• What you need to do: Transcribe the full listing exactly, and drop every picture.
** start of Provided material **
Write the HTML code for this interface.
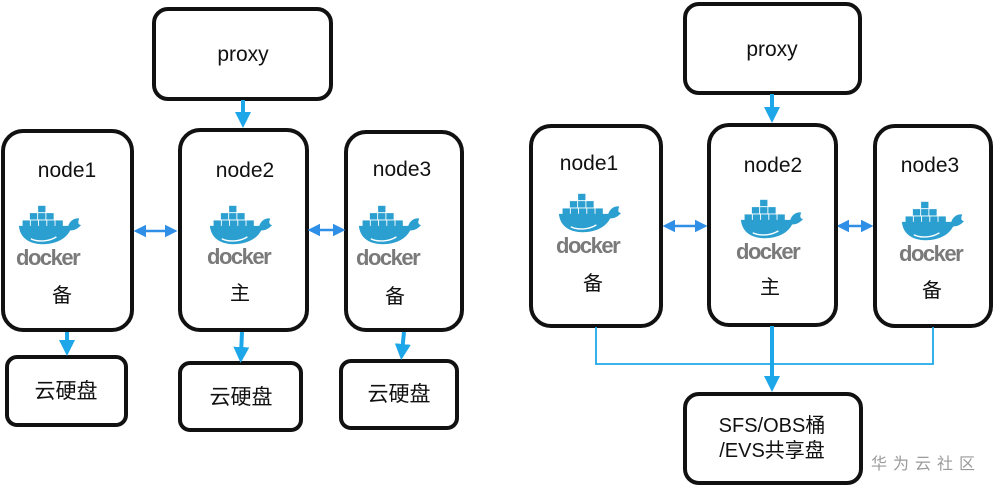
<!DOCTYPE html>
<html><head><meta charset="utf-8"><style>
html,body{margin:0;padding:0;background:#fff;}
svg{display:block;}
text{font-family:"Liberation Sans","Noto Sans CJK SC",sans-serif;fill:#111;}
.b{fill:#fff;stroke:#111;stroke-width:4;}
.dk{font-size:22px;fill:#7a7a7a;font-weight:bold;letter-spacing:-1.5px;}
</style></head><body>
<svg width="993" height="487" viewBox="0 0 993 487" xmlns="http://www.w3.org/2000/svg">
<defs>
<symbol id="wh" viewBox="0 0 70 42">
<g fill="#2a9fd0">
<rect x="22" y="0" width="8" height="7"/>
<rect x="13" y="8" width="8" height="7"/><rect x="22" y="8" width="8" height="7"/><rect x="31" y="8" width="8" height="7"/>
<rect x="5" y="16" width="8" height="7"/><rect x="14" y="16" width="8" height="7"/><rect x="23" y="16" width="8" height="7"/><rect x="32" y="16" width="8" height="7"/><rect x="41" y="16" width="8" height="7"/>
<path d="M1 22 L55 22 C57 16 62 13 67 14 C65 18 66 21 69 21 C65 26 60 27 57 27 C52 37 40 42 27 42 C11 42 2 34 1 22 Z"/>
</g>
<path d="M14 36 C22 40 34 39 42 34" stroke="#fff" stroke-width="1.5" fill="none"/>
</symbol>
<marker id="ar" markerWidth="4" markerHeight="4" refX="2" refY="2" orient="auto" markerUnits="strokeWidth"><path d="M0,0 L4,2 L0,4 Z" fill="#1ea7e8"/></marker>
<marker id="a2" markerWidth="5" markerHeight="5" refX="4" refY="2.5" orient="auto-start-reverse" markerUnits="strokeWidth"><path d="M0,0 L5,2.5 L0,5 Z" fill="#2f8fe6"/></marker>
</defs>

<!-- LEFT -->
<rect class="b" x="154" y="9" width="177" height="90" rx="14"/>
<text x="243" y="61" font-size="21" text-anchor="middle">proxy</text>
<rect class="b" x="3" y="131" width="129" height="199" rx="20"/>
<rect class="b" x="180" y="130" width="127" height="200" rx="20"/>
<rect class="b" x="346" y="132" width="116" height="198" rx="20"/>
<text x="67" y="177" font-size="21" text-anchor="middle">node1</text>
<text x="245" y="177" font-size="21" text-anchor="middle">node2</text>
<text x="402" y="176" font-size="21" text-anchor="middle">node3</text>
<use href="#wh" x="18" y="205" width="64" height="40"/>
<text class="dk" x="16" y="265">docker</text>
<use href="#wh" x="209" y="205" width="64" height="40"/>
<text class="dk" x="207" y="264">docker</text>
<use href="#wh" x="358" y="205" width="64" height="40"/>
<text class="dk" x="356" y="265">docker</text>
<text x="62" y="302" font-size="20" text-anchor="middle">备</text>
<text x="240" y="300" font-size="20" text-anchor="middle">主</text>
<text x="395" y="303" font-size="20" text-anchor="middle">备</text>
<rect class="b" x="7" y="357" width="119" height="68" rx="10"/>
<rect class="b" x="180" y="363" width="121" height="67" rx="10"/>
<rect class="b" x="341" y="361" width="116" height="67" rx="10"/>
<text x="66" y="398" font-size="21" text-anchor="middle">云硬盘</text>
<text x="241" y="404" font-size="21" text-anchor="middle">云硬盘</text>
<text x="399" y="401" font-size="21" text-anchor="middle">云硬盘</text>
<g stroke="#1ea7e8" stroke-width="4">
<line x1="243" y1="100" x2="243" y2="120" marker-end="url(#ar)"/>
<line x1="67" y1="332" x2="67" y2="348" marker-end="url(#ar)"/>
<line x1="242" y1="332" x2="241" y2="355" marker-end="url(#ar)"/>
<line x1="404" y1="332" x2="402" y2="352" marker-end="url(#ar)"/>
</g>
<g stroke="#2f8fe6" stroke-width="2.5">
<line x1="136" y1="231" x2="175" y2="231" marker-start="url(#a2)" marker-end="url(#a2)"/>
<line x1="310" y1="230" x2="343" y2="230" marker-start="url(#a2)" marker-end="url(#a2)"/>
<line x1="665" y1="226" x2="705" y2="226" marker-start="url(#a2)" marker-end="url(#a2)"/>
<line x1="839" y1="226" x2="871" y2="226" marker-start="url(#a2)" marker-end="url(#a2)"/>
</g>

<!-- RIGHT -->
<rect class="b" x="685" y="4" width="175" height="89" rx="14"/>
<text x="772" y="56" font-size="21" text-anchor="middle">proxy</text>
<rect class="b" x="531" y="126" width="130" height="200" rx="20"/>
<rect class="b" x="709" y="125" width="127" height="200" rx="20"/>
<rect class="b" x="875" y="126" width="116" height="200" rx="20"/>
<text x="589" y="170" font-size="21" text-anchor="middle">node1</text>
<text x="773" y="172" font-size="21" text-anchor="middle">node2</text>
<text x="930" y="172" font-size="21" text-anchor="middle">node3</text>
<use href="#wh" x="558" y="193" width="64" height="40"/>
<text class="dk" x="556" y="253">docker</text>
<use href="#wh" x="740" y="199" width="64" height="40"/>
<text class="dk" x="736" y="259">docker</text>
<use href="#wh" x="901" y="201" width="64" height="40"/>
<text class="dk" x="899" y="261">docker</text>
<text x="593" y="290" font-size="20" text-anchor="middle">备</text>
<text x="770" y="294" font-size="20" text-anchor="middle">主</text>
<text x="932" y="297" font-size="20" text-anchor="middle">备</text>
<rect class="b" x="685" y="394" width="176" height="89" rx="14"/>
<text x="772" y="432" font-size="20" text-anchor="middle">SFS/OBS桶</text>
<text x="772" y="457" font-size="20" text-anchor="middle">/EVS共享盘</text>
<polyline points="596,327 596,364 933,364 933,327" fill="none" stroke="#1ea7e8" stroke-width="1.8"/>
<g stroke="#1ea7e8" stroke-width="4">
<line x1="772" y1="94" x2="772" y2="115" marker-end="url(#ar)"/>
<line x1="772" y1="326" x2="772" y2="384" marker-end="url(#ar)"/>
</g>
<text x="926" y="469" font-size="16" text-anchor="middle" style="fill:#9a9a9a;letter-spacing:6px">华为云社区</text>
</svg>
</body></html>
** end of Provided material **
• Correct response:
Write the HTML code for this interface.
<!DOCTYPE html>
<html><head><meta charset="utf-8"><style>
html,body{margin:0;padding:0;background:#fff;}
svg{display:block;}
text{font-family:"Liberation Sans","Noto Sans CJK SC",sans-serif;fill:#111;}
.b{fill:#fff;stroke:#111;stroke-width:4;}
.dk{font-size:22px;fill:#7a7a7a;font-weight:bold;letter-spacing:-1.5px;}
</style></head><body>
<svg width="993" height="487" viewBox="0 0 993 487" xmlns="http://www.w3.org/2000/svg">
<defs>
<symbol id="wh" viewBox="0 0 70 42">
<g fill="#2a9fd0">
<rect x="22" y="0" width="8" height="7"/>
<rect x="13" y="8" width="8" height="7"/><rect x="22" y="8" width="8" height="7"/><rect x="31" y="8" width="8" height="7"/>
<rect x="5" y="16" width="8" height="7"/><rect x="14" y="16" width="8" height="7"/><rect x="23" y="16" width="8" height="7"/><rect x="32" y="16" width="8" height="7"/><rect x="41" y="16" width="8" height="7"/>
<path d="M1 22 L55 22 C57 16 62 13 67 14 C65 18 66 21 69 21 C65 26 60 27 57 27 C52 37 40 42 27 42 C11 42 2 34 1 22 Z"/>
</g>
<path d="M14 36 C22 40 34 39 42 34" stroke="#fff" stroke-width="1.5" fill="none"/>
</symbol>
<marker id="ar" markerWidth="4" markerHeight="4" refX="2" refY="2" orient="auto" markerUnits="strokeWidth"><path d="M0,0 L4,2 L0,4 Z" fill="#1ea7e8"/></marker>
<marker id="a2" markerWidth="5" markerHeight="5" refX="4" refY="2.5" orient="auto-start-reverse" markerUnits="strokeWidth"><path d="M0,0 L5,2.5 L0,5 Z" fill="#2f8fe6"/></marker>
</defs>

<!-- LEFT -->
<rect class="b" x="154" y="9" width="177" height="90" rx="14"/>
<text x="243" y="61" font-size="21" text-anchor="middle">proxy</text>
<rect class="b" x="3" y="131" width="129" height="199" rx="20"/>
<rect class="b" x="180" y="130" width="127" height="200" rx="20"/>
<rect class="b" x="346" y="132" width="116" height="198" rx="20"/>
<text x="67" y="177" font-size="21" text-anchor="middle">node1</text>
<text x="245" y="177" font-size="21" text-anchor="middle">node2</text>
<text x="402" y="176" font-size="21" text-anchor="middle">node3</text>
<use href="#wh" x="18" y="205" width="64" height="40"/>
<text class="dk" x="16" y="265">docker</text>
<use href="#wh" x="209" y="205" width="64" height="40"/>
<text class="dk" x="207" y="264">docker</text>
<use href="#wh" x="358" y="205" width="64" height="40"/>
<text class="dk" x="356" y="265">docker</text>
<text x="62" y="302" font-size="20" text-anchor="middle">备</text>
<text x="240" y="300" font-size="20" text-anchor="middle">主</text>
<text x="395" y="303" font-size="20" text-anchor="middle">备</text>
<rect class="b" x="7" y="357" width="119" height="68" rx="10"/>
<rect class="b" x="180" y="363" width="121" height="67" rx="10"/>
<rect class="b" x="341" y="361" width="116" height="67" rx="10"/>
<text x="66" y="398" font-size="21" text-anchor="middle">云硬盘</text>
<text x="241" y="404" font-size="21" text-anchor="middle">云硬盘</text>
<text x="399" y="401" font-size="21" text-anchor="middle">云硬盘</text>
<g stroke="#1ea7e8" stroke-width="4">
<line x1="243" y1="100" x2="243" y2="120" marker-end="url(#ar)"/>
<line x1="67" y1="332" x2="67" y2="348" marker-end="url(#ar)"/>
<line x1="242" y1="332" x2="241" y2="355" marker-end="url(#ar)"/>
<line x1="404" y1="332" x2="402" y2="352" marker-end="url(#ar)"/>
</g>
<g stroke="#2f8fe6" stroke-width="2.5">
<line x1="136" y1="231" x2="175" y2="231" marker-start="url(#a2)" marker-end="url(#a2)"/>
<line x1="310" y1="230" x2="343" y2="230" marker-start="url(#a2)" marker-end="url(#a2)"/>
<line x1="665" y1="226" x2="705" y2="226" marker-start="url(#a2)" marker-end="url(#a2)"/>
<line x1="839" y1="226" x2="871" y2="226" marker-start="url(#a2)" marker-end="url(#a2)"/>
</g>

<!-- RIGHT -->
<rect class="b" x="685" y="4" width="175" height="89" rx="14"/>
<text x="772" y="56" font-size="21" text-anchor="middle">proxy</text>
<rect class="b" x="531" y="126" width="130" height="200" rx="20"/>
<rect class="b" x="709" y="125" width="127" height="200" rx="20"/>
<rect class="b" x="875" y="126" width="116" height="200" rx="20"/>
<text x="589" y="170" font-size="21" text-anchor="middle">node1</text>
<text x="773" y="172" font-size="21" text-anchor="middle">node2</text>
<text x="930" y="172" font-size="21" text-anchor="middle">node3</text>
<use href="#wh" x="558" y="193" width="64" height="40"/>
<text class="dk" x="556" y="253">docker</text>
<use href="#wh" x="740" y="199" width="64" height="40"/>
<text class="dk" x="736" y="259">docker</text>
<use href="#wh" x="901" y="201" width="64" height="40"/>
<text class="dk" x="899" y="261">docker</text>
<text x="593" y="290" font-size="20" text-anchor="middle">备</text>
<text x="770" y="294" font-size="20" text-anchor="middle">主</text>
<text x="932" y="297" font-size="20" text-anchor="middle">备</text>
<rect class="b" x="685" y="394" width="176" height="89" rx="14"/>
<text x="772" y="432" font-size="20" text-anchor="middle">SFS/OBS桶</text>
<text x="772" y="457" font-size="20" text-anchor="middle">/EVS共享盘</text>
<polyline points="596,327 596,364 933,364 933,327" fill="none" stroke="#1ea7e8" stroke-width="1.8"/>
<g stroke="#1ea7e8" stroke-width="4">
<line x1="772" y1="94" x2="772" y2="115" marker-end="url(#ar)"/>
<line x1="772" y1="326" x2="772" y2="384" marker-end="url(#ar)"/>
</g>
<text x="926" y="469" font-size="16" text-anchor="middle" style="fill:#9a9a9a;letter-spacing:6px">华为云社区</text>
</svg>
</body></html>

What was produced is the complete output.